El desvarío y el encauce de nuestra identidad
Por: Jesús Humberto López Aguilar
Alguna vez en nuestra vida hemos escuchado o leído en algún lugar los verdaderos motivos de la insurgencia de los padres de nuestra patria. Un matiz de intereses que se ven reunidos en la protesta hacia los abusos de la Metrópoli (la España peninsular) y los latifundistas nativos (propietarios de las explotaciones agrarias). Sin embargo, los agentes de poder, como el Ejército, la Iglesia y los grandes propietarios, aplastaron sin titubear a Hidalgo, Morelos y a la casi totalidad de su movimiento, para más tarde, ante la toma del poder de los Borbones en España, aliarse con los remanentes de la insurrección por la amenaza que esto representaba para sus privilegios, y con esto, consumar la Independencia bajo el mando de un general criollo.
Han pasado 213 años, y cada vez festejamos la Independencia de nuestro país con más fulgor y desenfreno, con una leve pincelada de nacionalismo, que con un auténtico sentimiento de orgullo y pertenencia. Observamos banderas anunciándose desde las ventanillas de los vehículos que van y vienen por todas nuestras ciudades, puestos callejeros llenos de uno de los elementos del lábaro patrio, como si los mexicanos a guerra marcháramos y necesitáramos del cobijo de nuestro símbolo más destacado. En compañía de otros, se calientan nuestros ánimos al gritar ¡Viva México! Sintiéndonos orgullosos de todo lo que envuelve el ser mexicano, desde nuestra característica personalidad rebelde e impertinente, que siempre busca desafiar a todo lo que se nos impone, pasando por nuestro espíritu de lucha y resiliencia frente a los encontronazos que la vida nos pone en el camino, a la calidez que desbordamos en nuestro trato con todo aquel que es ajeno a nuestra cultura. Una identidad idealizada que, si bien, concuerda con la realidad en algunos aspectos, no deja de ser eso, una idealización. Generalizar es uno de los peores errores del ser humano, pero con ánimos de generar una mayor conciencia, se reformula la definición de nuestra identidad: Desde nuestra característica personalidad rebelde e impertinente, que cuestiona a toda ley o norma cuyo objetivo sea preservar nuestro bienestar, pasando por nuestro espíritu de lucha y resiliencia frente a los encontronazos que la vida nos pone en el camino, dispuestos a hacer todo por lograr nuestro objetivo, sin importar si alguien sale perjudicado por nuestras acciones, hasta llegar a la calidez que desbordamos en nuestro trato con todo aquel que es ajeno a nuestra cultura, mientras que, cuando somos testigos de las penurias que sufre otro mexicano nos mostramos indiferentes e incluso, lo juzgamos por su situación.

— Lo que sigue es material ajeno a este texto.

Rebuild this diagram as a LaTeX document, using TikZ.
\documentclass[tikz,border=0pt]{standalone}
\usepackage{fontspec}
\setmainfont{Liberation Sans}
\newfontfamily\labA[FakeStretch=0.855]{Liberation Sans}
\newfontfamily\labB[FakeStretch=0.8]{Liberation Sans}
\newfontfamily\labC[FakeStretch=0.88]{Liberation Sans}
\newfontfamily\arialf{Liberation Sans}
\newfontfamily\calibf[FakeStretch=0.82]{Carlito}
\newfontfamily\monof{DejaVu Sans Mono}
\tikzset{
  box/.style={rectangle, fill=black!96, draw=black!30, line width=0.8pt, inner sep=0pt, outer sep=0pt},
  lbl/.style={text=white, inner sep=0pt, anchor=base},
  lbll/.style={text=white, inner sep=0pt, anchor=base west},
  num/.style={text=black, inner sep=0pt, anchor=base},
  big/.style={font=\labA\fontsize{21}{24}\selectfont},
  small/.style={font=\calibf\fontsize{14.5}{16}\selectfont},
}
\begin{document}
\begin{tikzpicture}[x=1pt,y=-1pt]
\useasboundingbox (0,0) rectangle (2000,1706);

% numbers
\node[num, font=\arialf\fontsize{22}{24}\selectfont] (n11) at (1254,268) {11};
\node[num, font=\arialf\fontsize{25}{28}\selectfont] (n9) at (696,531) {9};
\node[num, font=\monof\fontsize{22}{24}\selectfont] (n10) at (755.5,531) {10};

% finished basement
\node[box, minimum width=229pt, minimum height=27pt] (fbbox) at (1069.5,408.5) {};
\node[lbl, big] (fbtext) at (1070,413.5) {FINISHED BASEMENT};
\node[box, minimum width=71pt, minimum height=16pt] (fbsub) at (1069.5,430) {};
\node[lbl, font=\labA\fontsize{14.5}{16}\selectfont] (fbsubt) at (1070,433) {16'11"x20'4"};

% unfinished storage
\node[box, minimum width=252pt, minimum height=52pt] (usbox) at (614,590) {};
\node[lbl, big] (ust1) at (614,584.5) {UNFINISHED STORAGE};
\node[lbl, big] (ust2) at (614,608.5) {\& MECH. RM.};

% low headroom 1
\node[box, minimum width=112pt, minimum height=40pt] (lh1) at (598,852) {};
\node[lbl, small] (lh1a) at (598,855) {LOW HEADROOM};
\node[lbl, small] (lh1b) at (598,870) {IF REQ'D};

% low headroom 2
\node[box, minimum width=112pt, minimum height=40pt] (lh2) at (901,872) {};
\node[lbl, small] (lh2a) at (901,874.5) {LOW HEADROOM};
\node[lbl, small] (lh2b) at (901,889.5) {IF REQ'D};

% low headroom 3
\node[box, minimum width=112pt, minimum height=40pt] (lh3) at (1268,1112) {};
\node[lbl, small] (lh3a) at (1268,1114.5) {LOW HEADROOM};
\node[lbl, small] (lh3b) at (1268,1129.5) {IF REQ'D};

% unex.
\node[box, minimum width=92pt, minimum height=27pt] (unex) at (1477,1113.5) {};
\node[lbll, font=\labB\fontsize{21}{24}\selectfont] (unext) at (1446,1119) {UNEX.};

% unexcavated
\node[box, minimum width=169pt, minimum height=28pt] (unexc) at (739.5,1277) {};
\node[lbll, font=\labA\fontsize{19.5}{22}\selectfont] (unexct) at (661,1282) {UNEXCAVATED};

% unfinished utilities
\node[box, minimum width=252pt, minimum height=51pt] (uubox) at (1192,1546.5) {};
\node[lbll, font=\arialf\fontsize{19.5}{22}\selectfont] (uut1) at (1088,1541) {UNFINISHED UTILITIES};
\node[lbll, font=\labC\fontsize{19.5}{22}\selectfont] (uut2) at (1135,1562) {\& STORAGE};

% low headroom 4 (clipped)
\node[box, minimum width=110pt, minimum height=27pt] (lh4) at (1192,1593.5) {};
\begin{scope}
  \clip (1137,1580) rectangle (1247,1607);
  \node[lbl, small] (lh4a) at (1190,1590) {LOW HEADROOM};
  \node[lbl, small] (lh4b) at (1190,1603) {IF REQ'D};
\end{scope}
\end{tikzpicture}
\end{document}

Como bien decía el gran Octavio Paz, la fiesta es para el mexicano un momento de liberación, en donde saca a relucir todo aquello que el resto del tiempo se guarda. Una fiesta en donde el mexicano grita, se ríe, llora, se divierte, se emborracha, pero, sobre todo, donde descarga su alma de los demonios, propios y extraños, que lo atormentan.
Los mexicanos somos energía pura, de eso no hay duda, pero ¿y que si la canalizáramos de mejor forma? Si en vez de que todo el año percibamos a la vida como un ente vil y cruel, la viéramos como una oportunidad para sentirnos plenos y en comunión con lo que nos rodea, sintiéndonos felices por lo que tenemos, más que por lo que anhelamos tener, además de descubrir que es más rentable vivir en el Amor (con mayúscula), habría muchas más razones para festejar cada 16 de septiembre.
Nuestro país es heterogéneo, nunca podrá existir una definición que encasille al mexicano, ya que, si no, se tendría que contar la historia de todos nosotros. Aunque cada mañana se busque remarcar aún más nuestras diferencias, debemos de estar seguros de que, aunque todos tengamos un origen distinto, podemos caminar hacia el mismo destino aportando lo que nos hace únicos e irreemplazables.
Me cuesta creer que el Creador tenga un pueblo favorito, pero el nuestro lo tiene todo para serlo. Escribamos de nuevo la historia, y celebremos con júbilo la Independencia de todo aquello que evita que nos veamos como hermanos.